He was standing on a bed of coral on which lay dark shapes in hundreds, like a cart load of bricks dumped on the ground.
"By Jove!" he exclaimed to himself. "I've come to the wrong shop. This must be the wooden hulk Swaine spoke about. She must have had lead pigs for ballast. Even that lot's worth a fortune at the present-day price for lead."
Hardly knowing why he did so, Villiers lashed one of the pigs of ballast to his shot-rope, then, paying out his distance-line as he went, he made for his real objective—the wreck of the Fusi Yama.
When that vessel's bilge loomed through the water, Villiers found that he was close to the starboard bow. Much of the steelwork had been stripped of its thick covering of weed and barnacles by the force of the explosion, but of actual damage done to the hull there was none.
By a rare slice of good luck, as far as Harborough and his companions were concerned, Strauss had miscalculated the distance and direction of the wreck of the Fusi Yama from shore, and had deposited the explosive charges against the side of the old wooden wreck in the belief that it was the other. The remainder of the gold was still intact. Von Giespert had shot his last bolt, and the missile had gone wide of the mark.
CHAPTER XXIX
A Frustrated Escape
Having made this satisfying discovery, Villiers returned to the surface and reported the good news.

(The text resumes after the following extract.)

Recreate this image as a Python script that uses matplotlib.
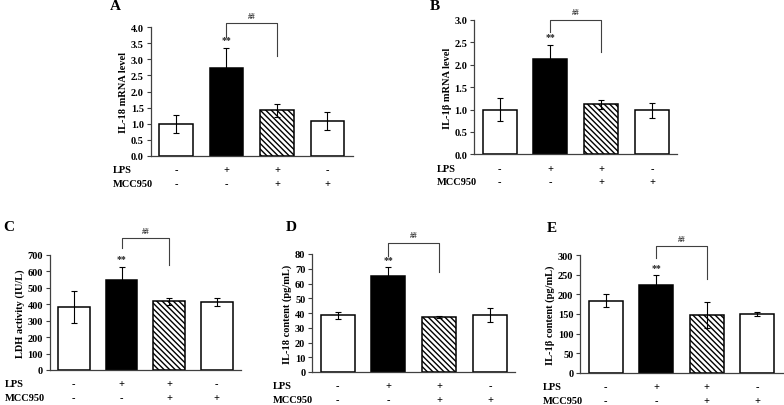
import numpy as np
import matplotlib
matplotlib.use("Agg")
import matplotlib.pyplot as plt

plt.rcParams['font.family'] = ['Liberation Serif', 'DejaVu Serif']
plt.rcParams['font.weight'] = 'bold'
plt.rcParams['hatch.linewidth'] = 1.0

W, H = 784, 406

# --- data ---
groups = ["1", "2", "3", "4"]
lps_signs = ["-", "+", "+", "-"]
mcc_signs = ["-", "-", "+", "+"]

il18_mrna = [1.0, 2.72, 1.42, 1.08]
il18_mrna_err = [0.28, 0.63, 0.20, 0.28]
il1b_mrna = [1.0, 2.12, 1.12, 0.98]
il1b_mrna_err = [0.25, 0.33, 0.10, 0.16]
ldh = [385, 550, 418, 413]
ldh_err = [97, 80, 20, 25]
il18_content = [38.5, 65.0, 37.5, 38.5]
il18_content_err = [2.5, 6.0, 0.8, 4.8]
il1b_content = [184, 225, 147, 150]
il1b_content_err = [17, 23, 33, 6]

# panel letter, ylabel, values, errors, ymax, ystep, tick format
panels = [
    ("A", "IL-18 mRNA level", il18_mrna, il18_mrna_err, 4.0, 0.5, "{:.1f}"),
    ("B", "IL-1\u03b2 mRNA level", il1b_mrna, il1b_mrna_err, 3.0, 0.5, "{:.1f}"),
    ("C", "LDH activity (IU/L)", ldh, ldh_err, 700, 100, "{:.0f}"),
    ("D", "IL-18 content (pg/mL)", il18_content, il18_content_err, 80, 10, "{:.0f}"),
    ("E", "IL-1\u03b2 content (pg/mL)", il1b_content, il1b_content_err, 300, 50, "{:.0f}"),
]

# axes boxes in pixels: left, right, top, bottom
boxes = [
    (150.7, 352.7, 28.3, 156.7),
    (474.3, 677.3, 21.0, 155.3),
    (50.0, 240.7, 256.0, 371.0),
    (312.3, 515.3, 255.0, 373.0),
    (580.3, 782.7, 256.0, 374.0),
]
# bracket level, left drop, right drop (fraction of ymax)
brackets = [(1.03, 0.925, 0.775), (1.0, 0.91, 0.76), (1.147, 1.06, 0.915),
            (1.096, 0.986, 0.845), (1.073, 0.972, 0.797)]
letter_pos = [(110, 7), (430, 7), (3, 228), (286, 228), (547, 229)]
label_off = [37.7, 37.6, 45, 39.7, 37.3]

fig = plt.figure(figsize=(W / 100, H / 100), dpi=100)
x = np.arange(len(groups))
fills = ["white", "black", "white", "white"]
hatches = [None, None, "\\\\\\\\\\\\", None]
fs = 7.5

for i, (letter, ylabel, vals, errs, ymax, ystep, fmt) in enumerate(panels):
    l, r, t, b = boxes[i]
    ax = fig.add_axes([l / W, (H - b) / H, (r - l) / W, (b - t) / H])
    bars = ax.bar(x, vals, width=0.67, color=fills, edgecolor="black", linewidth=1.1)
    for bar, h in zip(bars, hatches):
        if h:
            bar.set_hatch(h)
    ax.errorbar(x, vals, yerr=errs, fmt="none", ecolor="black", elinewidth=0.8,
                capsize=2, capthick=0.8)
    ax.set_xlim(-0.5, 3.5)
    ax.set_ylim(0, ymax)
    ticks = np.arange(0, ymax + ystep / 2, ystep)
    ax.set_yticks(ticks)
    ax.set_yticklabels([fmt.format(v) for v in ticks], fontsize=fs, fontweight="bold")
    ax.set_xticks([])
    ax.set_ylabel(ylabel, fontsize=fs, fontweight="bold", labelpad=2)
    for s in ("top", "right"):
        ax.spines[s].set_visible(False)
    for s in ("left", "bottom"):
        ax.spines[s].set_color("#404040")
        ax.spines[s].set_linewidth(0.9)
    ax.tick_params(axis="y", direction="out", length=3, width=0.8, color="#404040", pad=2)

    # significance bracket
    lev, ld, rd = brackets[i]
    ax.plot([1, 1, 2, 2], [ld * ymax, lev * ymax, lev * ymax, rd * ymax],
            color="#404040", linewidth=0.8, clip_on=False)
    ax.text(1.5, lev * ymax + 0.03 * ymax, "##", ha="center", va="bottom", fontsize=5.5,
            fontweight="bold", color="#333333", clip_on=False)
    ax.text(1, vals[1] + errs[1] + 0.03 * ymax, "**", ha="center", va="bottom",
            fontsize=7, fontweight="bold", color="#222222")

    # treatment rows
    for xi, sl, sm in zip(x, lps_signs, mcc_signs):
        ax.annotate(sl, (xi, 0), xycoords=("data", "axes fraction"),
                    xytext=(0, -14 * 0.72), textcoords="offset points",
                    ha="center", va="center", fontsize=fs, fontweight="bold")
        ax.annotate(sm, (xi, 0), xycoords=("data", "axes fraction"),
                    xytext=(0, -27.5 * 0.72), textcoords="offset points",
                    ha="center", va="center", fontsize=fs, fontweight="bold")
    for name, dy in (("LPS", 14), ("MCC950", 27.5)):
        ax.annotate(name, (0, 0), xycoords="axes fraction",
                    xytext=(-label_off[i] * 0.72, -dy * 0.72), textcoords="offset points",
                    ha="left", va="center", fontsize=fs, fontweight="bold")

    lx, ly = letter_pos[i]
    fig.text(lx / W, 1 - ly / H, letter, ha="left", va="center", fontsize=11,
             fontweight="bold")

fig.savefig("out.png", dpi=100)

There was, however, much work to be done before the rest of the gold could be removed. The wreck of the Fusi Yama had to be buoyed once more, for, amongst other damage, the former mark-buoys had been destroyed by the explosion. Another guide-rope had to be established between the wreck and the shore, while, owing to the loss of the electric submarine lamp and the generating plant, the remainder of the work under water had to be carried out by the relatively feeble light afforded by the divers' electric lamps.